Beijing commits to “proactively” cracking down on enduring industrial price wars
On Wednesday, China's market regulator (SAMR) corralled seven tech, solar, and auto companies to discuss their industries' overcapacity-driven price wars. Specifically:
- Alibaba and JD.com attended from the tech side
- JA Solar, Trina Solar, and LONGi attended from the solar side
- BAIC and Mercedes-Benz attended from the auto side
Some context: These high-end industries, all critical for China's movement up the value chain, are suffering from "involution" – cut-throat competition for market share that has dramatically reduced returns on R&D.
- The situation is not new – dating back to 2022 for cleantech – but Beijing has so far been reluctant to do much more than talk about it.

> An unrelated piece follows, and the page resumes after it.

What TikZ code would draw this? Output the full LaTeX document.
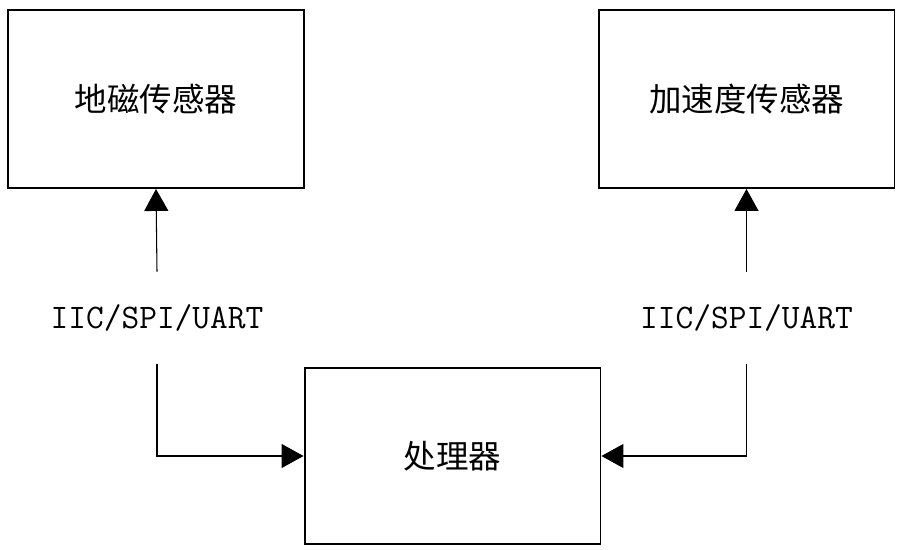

After hearing the companies' views, SAMR Vice Minister Meng Yang stated SAMR would:
- "Proactively resolve issues hindering fair competition"
Our first concern: This meeting about price wars was missing the auto companies driving the auto price war – industry leaders Tesla, BYD, Geely, Chery.
- The solar and tech participants made sense, at least.
Our second concern: The time for "proactive" resolutions was 2022-2023.
- Meaningful action now means direct market intervention – which may be justified, but will spook investors.
Our third concern: Beijing has talked a lot about involution, with minimal action.
- Nothing here convinces us that the trend is about to break.
Get smart: We'll believe in Beijing's crackdown when we see it.
- There's certainly a limit to Beijing's patience – but the key question is when exactly officials will determine that the benefits of intervention outweigh the costs.
Our take: This looks like a vain attempt to scare industry into independent action.